Infatti il quadrato protagonista è proiettato verso lo spazio n-dimensionale studiato , negli stessi anni, da Rienmann mentre l’esame di matematica per l’ammissione alle università britanniche era ancora basato sulla geometria euclidea. Il pedagogo londinese affida a Flatlandia la sua satira contro questo cumulo di non-sense in una società che in nome del­la morale si arrocca sulle sue certezze appiat­tendo la creatività ed annullando la curiosità.
Diametralmente opposto a questa logica “moderna” è il libro scritto venti anni prima dal matematico inglese Lutwidge Dodgson, più conosciuto con lo pseudonimo di Lewis Car­roll, che in “Alice nel paese delle meraviglie” cerca di mostrare il proprio sgomento di fron­te ai teoremi ed ai paradossi della geometria non-euclidea che prendeva piede insieme ai numeri immaginari in algebra.
L’insegnante del Christ Church College, anche se intrigato dai numeri senza peso fisico come la radice quadrata di un numero negativo (numeri immaginari appunto), si oppone a teorie giudicate improponibili agli studenti. Alice fa un viaggio assurdo, incontra personaggi bizzarri che la invitano a sragionare, come la regina di cuori.
Alice: ”è inutile che ci provi” disse “non si può credere ad una cosa impossibile”
“Oserei dire che non ti sei allenata molto” ribatté la Regina “quando ero giovane, mi eser­citavo sempre mezz’ora al giorno. A volte riuscivo a credere anche a sei cose prima di co­lazione.”

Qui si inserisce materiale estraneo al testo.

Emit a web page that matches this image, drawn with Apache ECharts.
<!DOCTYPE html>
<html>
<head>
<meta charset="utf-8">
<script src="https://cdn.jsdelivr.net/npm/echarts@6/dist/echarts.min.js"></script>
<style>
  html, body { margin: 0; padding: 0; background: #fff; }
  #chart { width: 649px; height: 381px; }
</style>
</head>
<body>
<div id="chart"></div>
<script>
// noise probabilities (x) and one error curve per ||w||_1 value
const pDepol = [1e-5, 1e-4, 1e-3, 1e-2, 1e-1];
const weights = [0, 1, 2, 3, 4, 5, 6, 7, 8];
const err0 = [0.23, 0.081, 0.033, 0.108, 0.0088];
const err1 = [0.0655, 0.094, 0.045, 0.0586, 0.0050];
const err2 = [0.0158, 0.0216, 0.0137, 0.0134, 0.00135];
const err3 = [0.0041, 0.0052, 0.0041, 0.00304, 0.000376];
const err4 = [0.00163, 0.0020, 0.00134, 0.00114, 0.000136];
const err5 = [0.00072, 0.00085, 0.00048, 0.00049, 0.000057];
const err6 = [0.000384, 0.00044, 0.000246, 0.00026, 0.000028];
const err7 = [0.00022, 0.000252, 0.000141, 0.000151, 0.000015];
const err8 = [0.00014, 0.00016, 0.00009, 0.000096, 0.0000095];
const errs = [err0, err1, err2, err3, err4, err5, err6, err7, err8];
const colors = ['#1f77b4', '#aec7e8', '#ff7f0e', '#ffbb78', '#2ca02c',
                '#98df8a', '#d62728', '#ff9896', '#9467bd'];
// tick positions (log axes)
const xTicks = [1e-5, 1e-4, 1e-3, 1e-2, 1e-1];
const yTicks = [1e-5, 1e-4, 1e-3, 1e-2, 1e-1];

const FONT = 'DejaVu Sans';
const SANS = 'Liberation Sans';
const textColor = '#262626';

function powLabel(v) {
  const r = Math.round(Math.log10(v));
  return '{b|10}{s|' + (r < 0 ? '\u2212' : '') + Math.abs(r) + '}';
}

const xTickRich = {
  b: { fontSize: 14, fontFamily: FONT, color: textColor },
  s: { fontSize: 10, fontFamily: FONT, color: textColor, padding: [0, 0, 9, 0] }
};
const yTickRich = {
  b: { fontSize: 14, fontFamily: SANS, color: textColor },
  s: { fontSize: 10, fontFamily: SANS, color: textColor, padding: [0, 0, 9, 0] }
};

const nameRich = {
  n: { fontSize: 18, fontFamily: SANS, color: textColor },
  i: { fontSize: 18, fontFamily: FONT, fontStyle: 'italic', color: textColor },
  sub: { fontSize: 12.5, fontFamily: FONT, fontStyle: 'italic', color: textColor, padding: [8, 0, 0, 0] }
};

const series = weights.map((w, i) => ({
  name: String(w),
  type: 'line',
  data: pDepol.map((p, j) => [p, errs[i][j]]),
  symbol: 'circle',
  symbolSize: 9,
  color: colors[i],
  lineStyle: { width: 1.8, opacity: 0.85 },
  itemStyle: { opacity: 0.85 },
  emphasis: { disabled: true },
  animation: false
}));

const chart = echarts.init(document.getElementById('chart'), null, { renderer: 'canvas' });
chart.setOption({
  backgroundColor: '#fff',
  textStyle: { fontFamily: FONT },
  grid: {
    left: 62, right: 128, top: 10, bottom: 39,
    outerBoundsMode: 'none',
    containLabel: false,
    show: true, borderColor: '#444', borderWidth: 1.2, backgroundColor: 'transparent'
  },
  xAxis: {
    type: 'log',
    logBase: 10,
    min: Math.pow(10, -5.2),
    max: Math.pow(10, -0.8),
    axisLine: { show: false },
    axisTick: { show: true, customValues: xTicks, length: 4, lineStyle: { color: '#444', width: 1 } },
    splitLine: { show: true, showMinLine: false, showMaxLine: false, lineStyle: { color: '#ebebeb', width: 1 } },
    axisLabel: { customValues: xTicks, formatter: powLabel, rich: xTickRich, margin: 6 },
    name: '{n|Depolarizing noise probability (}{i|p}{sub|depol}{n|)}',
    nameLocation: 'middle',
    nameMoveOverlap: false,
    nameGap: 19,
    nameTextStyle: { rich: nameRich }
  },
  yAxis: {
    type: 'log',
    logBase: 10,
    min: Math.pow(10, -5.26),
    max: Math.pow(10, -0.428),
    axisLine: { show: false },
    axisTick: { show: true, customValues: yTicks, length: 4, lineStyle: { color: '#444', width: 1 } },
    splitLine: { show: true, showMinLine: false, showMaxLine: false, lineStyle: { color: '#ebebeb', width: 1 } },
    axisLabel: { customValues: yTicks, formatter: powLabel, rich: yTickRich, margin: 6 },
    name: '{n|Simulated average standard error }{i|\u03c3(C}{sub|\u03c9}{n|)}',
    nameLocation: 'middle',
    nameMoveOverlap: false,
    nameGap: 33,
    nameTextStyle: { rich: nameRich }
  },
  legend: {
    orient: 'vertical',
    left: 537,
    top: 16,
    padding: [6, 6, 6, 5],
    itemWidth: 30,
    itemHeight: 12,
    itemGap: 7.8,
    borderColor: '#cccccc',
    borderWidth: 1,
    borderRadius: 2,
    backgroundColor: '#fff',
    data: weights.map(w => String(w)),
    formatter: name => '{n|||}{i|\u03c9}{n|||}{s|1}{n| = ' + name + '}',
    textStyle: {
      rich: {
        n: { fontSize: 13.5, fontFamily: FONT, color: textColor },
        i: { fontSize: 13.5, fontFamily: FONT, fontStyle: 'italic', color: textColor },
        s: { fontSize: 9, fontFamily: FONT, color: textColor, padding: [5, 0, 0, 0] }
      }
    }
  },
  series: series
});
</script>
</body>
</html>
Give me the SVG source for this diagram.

Un racconto fantastico dove il senso delle parole spesso è espresso dal suono delle silla­be, così il lettore si ritrova a seguire la voce dei suoi pensieri proiettandosi in quella dimen­sione che il conservatore Carroll non ritiene idonea ad uno studente che si affacci ai “mi­steri pitagorici”.
Il problema risulta essere la Mathematica stessa, per quanto essa si avvalga di assiomi, di leggi e di numeri non si ferma lì, malgrado le richieste del Cappellaio Matto, Alice sospira: ”Non posso (restare)…ci sono domande a cui devo rispondere e cose che devo fare”. La nostra forma è conforme alle regole di quale dimensione?